UK nationalises British Steel after Jingye plans Scunthorpe closures, China warns of legal action under investment treaty, industrial policy turns into a test of who carries the losses

Britain’s government brought British Steel into public ownership on Thursday, saying the move was essential to keep steel production going at the company’s Scunthorpe site in Lincolnshire and to protect supply chains, The Independent reports. The company had been owned by China’s Jingye, which had planned to close its blast furnaces in North Lincolnshire before the nationalisation.

Beijing’s response was framed less as a dispute about one plant than as a warning to future capital. China’s Ministry of Commerce said it was “strongly dissatisfied” and that the move dealt “a severe blow” to Chinese companies’ confidence in investing in the UK, according to The Independent. A spokesperson told The Global Times that the UK had forcibly taken control of British Steel and nationalised it on national security grounds, and said China would support Chinese companies in safeguarding their rights through legal means while taking “strong measures” to protect their interests.

The legal scaffolding matters because it signals whether this is presented as an emergency rescue or a repeatable tool. The Independent reports the Steel Industry (Nationalisation) Act 2026 has received royal assent, giving ministers powers to transfer steel businesses’ shares or property into public ownership. Parliament had already been recalled on a Saturday in April 2025 to approve special measures legislation to keep the Scunthorpe plant open, a reminder that the decision has been building through stopgap interventions rather than arriving as a single clean break.

For London, the political case is framed around jobs and “a vital national capability,” in Prime Minister Keir Starmer’s words, and a promise to stabilise the company and turn it into a “commercially sustainable, low-carbon enterprise,” The Independent reports. For Beijing, the argument is about predictability: the ministry urged the UK to abide by international rules and its obligations under the China-UK bilateral investment treaty, and to treat Chinese firms “fairly and impartially.” The gap between those positions is the unresolved question of valuation—what Jingye is owed, what the UK will pay, and how much of the bill ultimately sits with taxpayers rather than with the owners who chose to shut capacity.

Nationalisation also changes the negotiating table for decarbonisation.
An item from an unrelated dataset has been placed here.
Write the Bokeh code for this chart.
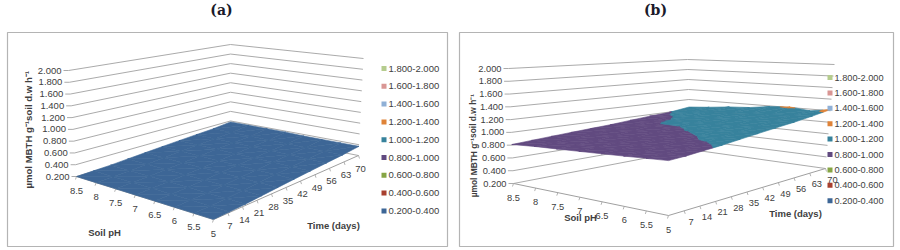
from bokeh.plotting import figure
from bokeh.models import Range1d
from bokeh.core.properties import value
from bokeh.embed import file_html
from bokeh.resources import INLINE

ph_labels = ["8.5", "8", "7.5", "7", "6.5", "6", "5.5", "5"]
time_labels = ["7", "14", "21", "28", "35", "42", "49", "56", "63", "70"]
z_ticks = [0.2, 0.4, 0.6, 0.8, 1.0, 1.2, 1.4, 1.6, 1.8, 2.0]
bands = ["0.200-0.400", "0.400-0.600", "0.600-0.800", "0.800-1.000", "1.000-1.200",
         "1.200-1.400", "1.400-1.600", "1.600-1.800", "1.800-2.000"]
band_colors = ["#3d6696", "#a8402f", "#86a544", "#614a80", "#37829c",
               "#df8338", "#8fb0d6", "#d99694", "#b5cc8e"]

# activity (rows: soil pH, columns: time)
values_a = [
    [.20, .21, .22, .24, .26, .28, .30, .32, .34, .38],
    [.20, .21, .22, .24, .26, .28, .30, .32, .34, .38],
    [.20, .21, .22, .24, .26, .28, .30, .32, .34, .38],
    [.20, .21, .22, .24, .26, .28, .30, .32, .34, .38],
    [.20, .21, .22, .24, .26, .28, .30, .32, .34, .37],
    [.20, .21, .22, .24, .26, .28, .30, .32, .34, .37],
    [.20, .21, .22, .24, .26, .28, .30, .32, .34, .37],
    [.20, .21, .22, .24, .26, .28, .30, .32, .34, .37],
]
values_b = [
    [.81, .83, .85, .87, .89, .91, .94, .97, .995, 1.05],
    [.84, .85, .87, .89, .92, .94, .96, .995, 1.03, 1.08],
    [.86, .87, .89, .92, .95, .985, 1.02, 1.04, 1.08, 1.12],
    [.88, .89, .91, .94, .97, .99, 1.02, 1.05, 1.09, 1.14],
    [.90, .91, .93, .96, .98, 1.01, 1.04, 1.08, 1.12, 1.19],
    [.92, .93, .95, .98, 1.00, 1.03, 1.06, 1.10, 1.14, 1.21],
    [.94, .95, .97, .99, 1.02, 1.05, 1.08, 1.11, 1.15, 1.17],
    [.96, .97, .99, 1.01, 1.04, 1.07, 1.10, 1.13, 1.17, 1.22],
]

TEXT = "#404040"
GRID = "#a0a0a0"
YTITLE = "µmol MBTH g⁻¹soil  d.w h⁻¹"

p = figure(width=900, height=250, x_range=Range1d(0, 900), y_range=Range1d(250, 0),
           toolbar_location=None, output_backend="svg", min_border=0, margin=0)
p.axis.visible = False
p.grid.visible = False
p.outline_line_color = None


def project(view, u, v, z):
    """Trilinear mapping of the 3D box to the picture, u: pH, v: time, z: value."""
    t = (z - 0.2) / 1.8
    pts = []
    for i in (0, 1):
        L, F, R, B = (view["floor"] if i == 0 else view["top"])
        pts.append(tuple(
            (1 - u) * (1 - v) * L[k] + u * (1 - v) * F[k] + u * v * R[k] + (1 - u) * v * B[k]
            for k in (0, 1)))
    return (pts[0][0] * (1 - t) + pts[1][0] * t, pts[0][1] * (1 - t) + pts[1][1] * t)


def clip(poly, lim, keep_above):
    out = []
    for i, a in enumerate(poly):
        b = poly[(i + 1) % len(poly)]
        ina = a[2] >= lim if keep_above else a[2] <= lim
        inb = b[2] >= lim if keep_above else b[2] <= lim
        if ina:
            out.append(a)
        if ina != inb:
            s = (lim - a[2]) / (b[2] - a[2])
            out.append(tuple(a[k] + s * (b[k] - a[k]) for k in range(3)))
    return out


def surface(view, grid):
    nu, nv = len(grid), len(grid[0])
    for iu in range(nu - 1):
        for iv in range(nv - 1):
            c = [(iu / (nu - 1), iv / (nv - 1), grid[iu][iv]),
                 ((iu + 1) / (nu - 1), iv / (nv - 1), grid[iu + 1][iv]),
                 ((iu + 1) / (nu - 1), (iv + 1) / (nv - 1), grid[iu + 1][iv + 1]),
                 (iu / (nu - 1), (iv + 1) / (nv - 1), grid[iu][iv + 1])]
            for tri in ([c[0], c[1], c[2]], [c[0], c[2], c[3]]):
                for k, col in enumerate(band_colors):
                    poly = clip(clip(tri, z_ticks[k], True), z_ticks[k + 1], False)
                    if len(poly) >= 3:
                        xy = [project(view, *q) for q in poly]
                        p.patch([q[0] for q in xy], [q[1] for q in xy], fill_color=col,
                                line_color=col, line_width=0.6)


def label(x, y, s, size, align="center", bold=False, angle=0, font="Liberation Sans", color=TEXT):
    p.text([x], [y], text=[s], text_font=value(font), text_font_size=f"{size}px",
           text_align=align, text_baseline="middle", text_color=color, angle=angle,
           text_font_style="bold" if bold else "normal")


def panel(view, grid):
    x0, y0, x1, y1 = view["box"]
    p.quad(left=[x0], right=[x1], top=[y0], bottom=[y1], fill_color="white",
           line_color="#b4b4b4", line_width=1.2)
    for z in z_ticks:
        a, b, c = project(view, 0, 0, z), project(view, 0, 1, z), project(view, 1, 1, z)
        p.line([a[0], b[0], c[0]], [a[1], b[1], c[1]], line_color=GRID, line_width=0.9)
        p.line([a[0] - 5, a[0]], [a[1], a[1]], line_color=GRID, line_width=0.9)
        label(a[0] - 7, a[1], f"{z:.3f}", view["fs"], "right")
    a, b, c = project(view, 0, 0, 0.2), project(view, 1, 0, 0.2), project(view, 1, 1, 0.2)
    p.line([a[0], b[0], c[0]], [a[1], b[1], c[1]], line_color=GRID, line_width=1)
    surface(view, grid)
    for i, s in enumerate(ph_labels):
        q = project(view, i / (len(ph_labels) - 1), 0, 0.2)
        p.line([q[0], q[0] - 1], [q[1], q[1] + 3], line_color=GRID, line_width=0.8)
        label(q[0], q[1] + view["ph_dy"], s, view["fs"])
    for i, s in enumerate(time_labels):
        q = project(view, 1, (i + 1) / len(time_labels), 0.2)
        p.line([q[0], q[0] + 1], [q[1], q[1] + 3], line_color=GRID, line_width=0.8)
        label(q[0] + view["t_dx"], q[1] + view["t_dy"], s, view["fs"])
    for k, name in enumerate(reversed(bands)):
        y = view["leg_y"] + k * view["leg_dy"]
        col = band_colors[len(bands) - 1 - k]
        p.quad(left=[view["leg_x"]], right=[view["leg_x"] + 5], top=[y - 2.5], bottom=[y + 2.5],
               fill_color=col, line_color=None)
        label(view["leg_x"] + 7, y, name, view["leg_fs"], "left")
    lx, ly, ls = view["ytitle"]
    label(lx, ly, YTITLE, ls, bold=True, angle=1.5708)
    label(*view["ph_title"], "Soil pH", 9.5, bold=True)
    label(*view["t_title"], "Time (days)", 9.5, bold=True)
    label(*view["title"], view["name"], 14, bold=True, font="DejaVu Serif", color="#1a1a2a")


view_a = dict(box=(7, 32, 447, 246), name="(a)", title=(221, 9),
              floor=[(76, 176), (213, 219), (358, 155), (230, 130)],
              top=[(68, 70), (213, 100), (363, 58), (230, 44)],
              fs=9.5, leg_fs=9.5, ph_dy=14, t_dy=13, t_dx=2,
              leg_x=381, leg_y=68, leg_dy=17.8,
              ytitle=(28, 128, 9.6), ph_title=(104, 232), t_title=(333, 225))
view_b = dict(box=(459, 32, 893, 246), name="(b)", title=(655, 9),
              floor=[(513, 183), (668, 215), (825, 168), (690, 149)],
              top=[(508, 68), (668, 85), (834, 64), (687, 59)],
              fs=9.3, leg_fs=9.2, ph_dy=14, t_dy=11, t_dx=7,
              leg_x=827, leg_y=77, leg_dy=15.4,
              ytitle=(473, 144, 8.4), ph_title=(580, 217), t_title=(795, 213))

panel(view_a, values_a)
panel(view_b, values_b)

open("out.html", "w").write(file_html(p, INLINE))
Private owners can close loss-making furnaces; governments tend to keep them running until the political cost of closure falls. The new leadership team is supposed to deliver a low-carbon transition while remaining commercially viable, but the state now owns the downside risk while trying to preserve the upside of industrial continuity.

China says it will follow developments closely and pursue legal remedies. Britain has already passed the law that lets ministers take the assets.